Porque, se pongan como se pongan Paulo Coelho y sus groupies, la fe no mueve montañas; lo que sí puede ocurrir es que te vuelva tan loco que las veas moverse. Sospecho que algo de eso hay en este fenómeno que despliega semejantes colas en plena calle, bajo la lluvia y el frío y la nieve. La gente, todos necesitamos placebos, y cada uno elige el que mejor le viene, el más popular en su círculo social. Los hay que se apuntan a clases de alemán, los que descubren a Jesucristo, los que se abren de chakras y los que confían en que todo irá mejor gracias a un bombo y un montón de pelotitas.
“Entiendo que la gente haga esas colas enormes en la puerta de, por ejemplo, La Bruixa d'Or”, me dice Raúl. “Lo entiendo porque, en efecto, la probabilidad de que toque ahí es más alta. Pero no porque haya tocado antes, dado que el bombo no tiene memoria histórica. Es más probable que toque ahí porque La Bruixa d'Or ha alcanzado tal fama que vende muchísimos números, lo que aumenta la probabilidad de que sean ellos quienes repartan el número premiado.
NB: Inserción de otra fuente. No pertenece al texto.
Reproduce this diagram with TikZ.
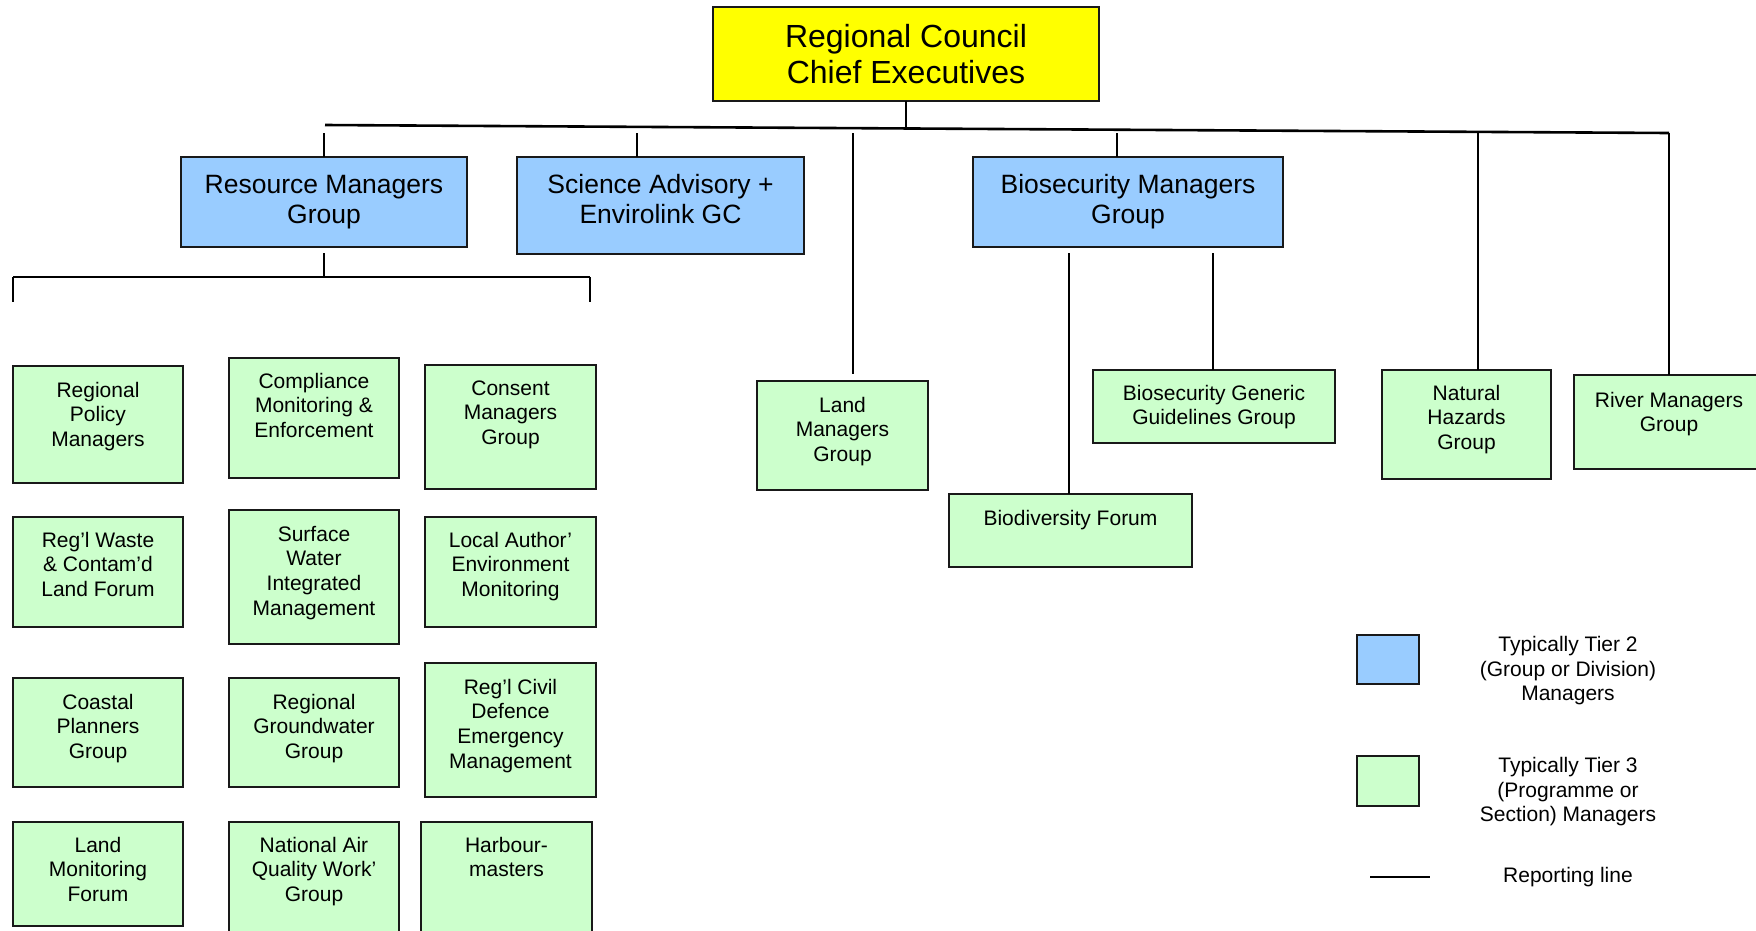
\documentclass[tikz,border=0pt]{standalone}
\usepackage{fontspec}
\setmainfont{Liberation Sans}
\definecolor{tiertop}{HTML}{FFFF00}
\definecolor{tiertwo}{HTML}{99CCFF}
\definecolor{tierthree}{HTML}{CCFFCC}
\newcommand\obox[8]{%
  \node[#7,anchor=north west] (#1) at (#2,#3)
    {\parbox[c][\dimexpr #5pt-#3pt\relax][t]{\dimexpr #4pt-#2pt\relax}{\centering\vspace*{#6pt}\strut #8}};}
\tikzset{
  boxbase/.style={draw=black!90,line width=2pt,inner sep=0pt,outer sep=0pt},
  topbox/.style={boxbase,fill=tiertop,font=\fontsize{32}{36}\selectfont},
  twobox/.style={boxbase,fill=tiertwo,font=\fontsize{26.5}{30}\selectfont},
  threebox/.style={boxbase,fill=tierthree,font=\fontsize{21}{24.6}\selectfont},
  legtext/.style={font=\fontsize{21}{24.5}\selectfont,align=center,inner sep=0pt},
  conn/.style={line width=1.6pt,black},
  barline/.style={line width=2.6pt,black},
}
\begin{document}
\begin{tikzpicture}[x=1pt,y=-1pt]
\useasboundingbox (0,0) rectangle (1756,930);
\clip (0,0) rectangle (1756,930);
% top
\obox{top}{713}{7}{1099}{101}{15}{topbox}{Regional Council\\Chief Executives}
% tier 2
\obox{rmg}{181}{157}{467}{247}{15}{twobox}{Resource Managers\\Group}
\obox{sci}{517}{157}{804}{254}{15}{twobox}{Science Advisory +\\Envirolink GC}
\obox{bio}{973}{157}{1283}{247}{15}{twobox}{Biosecurity Managers\\Group}
% tier 3 left grid
\obox{rpm}{13}{366}{183}{483}{14}{threebox}{Regional\\Policy\\Managers}
\obox{cme}{229}{358}{399}{478}{13}{threebox}{Compliance\\Monitoring \&\\Enforcement}
\obox{cmg}{425}{365}{596}{489}{13}{threebox}{Consent\\Managers\\Group}
\obox{rwf}{13}{517}{183}{627}{13}{threebox}{Reg’l Waste\\\& Contam’d\\Land Forum}
\obox{swi}{229}{510}{399}{644}{14}{threebox}{Surface\\Water\\Integrated\\Management}
\obox{lae}{425}{517}{596}{627}{13}{threebox}{Local Author’\\Environment\\Monitoring}
\obox{cpg}{13}{678}{183}{787}{14}{threebox}{Coastal\\Planners\\Group}
\obox{rgg}{229}{678}{399}{787}{14}{threebox}{Regional\\Groundwater\\Group}
\obox{rcd}{425}{663}{596}{797}{14}{threebox}{Reg’l Civil\\Defence\\Emergency\\Management}
\obox{lmf}{13}{822}{183}{926}{13}{threebox}{Land\\Monitoring\\Forum}
\obox{naq}{229}{822}{399}{945}{13}{threebox}{National Air\\Quality Work’\\Group}
\obox{hbm}{421}{822}{592}{945}{13}{threebox}{Harbour-\\masters}
% tier 3 right
\obox{lmg}{757}{381}{928}{490}{14}{threebox}{Land\\Managers\\Group}
\obox{bdf}{949}{494}{1192}{567}{14}{threebox}{Biodiversity Forum}
\obox{bgg}{1093}{370}{1335}{443}{13}{threebox}{Biosecurity Generic\\Guidelines Group}
\obox{nhg}{1382}{370}{1551}{479}{13}{threebox}{Natural\\Hazards\\Group}
\obox{rvg}{1574}{375}{1764}{469}{15}{threebox}{River Managers\\Group}
% main reporting bar
\coordinate (barL) at (325,125);
\coordinate (barR) at (1669,133);
\draw[barline] (barL) -- (barR);
\coordinate (topJ) at (906,128);
\draw[conn] (top.south) -- (topJ);
\coordinate (dR) at (324,133);
\coordinate (dS) at (637,133);
\coordinate (dL) at (853,133);
\coordinate (dB) at (1117,133);
\coordinate (dN) at (1478,133);
\draw[conn] (dR) -- (rmg.north);
\draw[conn] (dS) -- (dS |- sci.north);
\draw[conn,shorten >=7pt] (dL) -- (dL |- lmg.north);
\draw[conn] (dB) -- (dB |- bio.north);
\draw[conn] (dN) -- (dN |- nhg.north);
\draw[conn] (barR) -- (rvg.north);
% resource managers sub-bar
\coordinate (subJ) at (324,277);
\coordinate (subL) at (13,277);
\coordinate (subR) at (590,277);
\draw[conn,shorten <=6pt] (rmg.south) -- (subJ);
\draw[barline] (subL) -- (subR);
\draw[conn] (subL) -- ++(0,25);
\draw[conn] (subR) -- ++(0,25);
% biosecurity sub lines
\coordinate (bA) at (1069,247);
\coordinate (bB) at (1213,247);
\draw[conn,shorten <=6pt] (bA) -- (bA |- bdf.north);
\draw[conn,shorten <=6pt] (bB) -- (bB |- bgg.north);
% legend
\node[boxbase,fill=tiertwo,anchor=north west,minimum width=62pt,minimum height=49pt] (legtwo) at (1357,635) {};
\node[boxbase,fill=tierthree,anchor=north west,minimum width=62pt,minimum height=50pt] (legthree) at (1357,756) {};
\coordinate (legA) at (1370,877);
\coordinate (legB) at (1430,877);
\draw[barline] (legA) -- (legB);
\node[legtext] (legtwot) at (1568,671) {Typically Tier 2\\(Group or Division)\\Managers};
\node[legtext] (legthreet) at (1568,792) {Typically Tier 3\\(Programme or\\Section) Managers};
\node[legtext] (legline) at (1568,877) {Reporting line};
\end{tikzpicture}
\end{document}
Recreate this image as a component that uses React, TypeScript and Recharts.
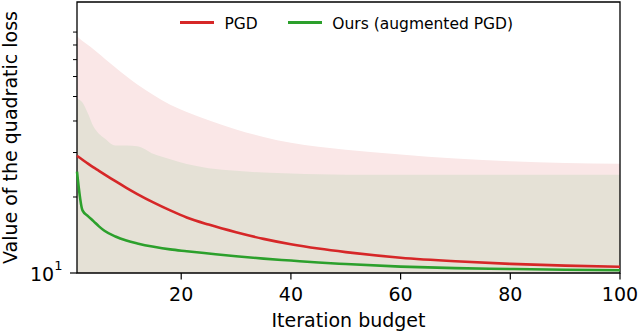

Lógicamente, eso no quiere decir que quien compre un billete ahí tenga más probabilidades de que le toque. Pero, ¿qué ocurre? Que tú compras en Bruixa d'Or y, aunque no te toque a ti, si toca en esa administración, piensas: casi. Creemos que la probabilidad funciona por proximidad. Es absurdo, pero funcionamos así.”
Fantasía, ilusión, placebo. Suspendemos la incredulidad para disfrutar de ese profesor universitario con látigo, de ese mago adolescente con gafas de pasta y de ese sorteo que, año tras año, nos promete que de la clase media se puede salir por la vía del azar.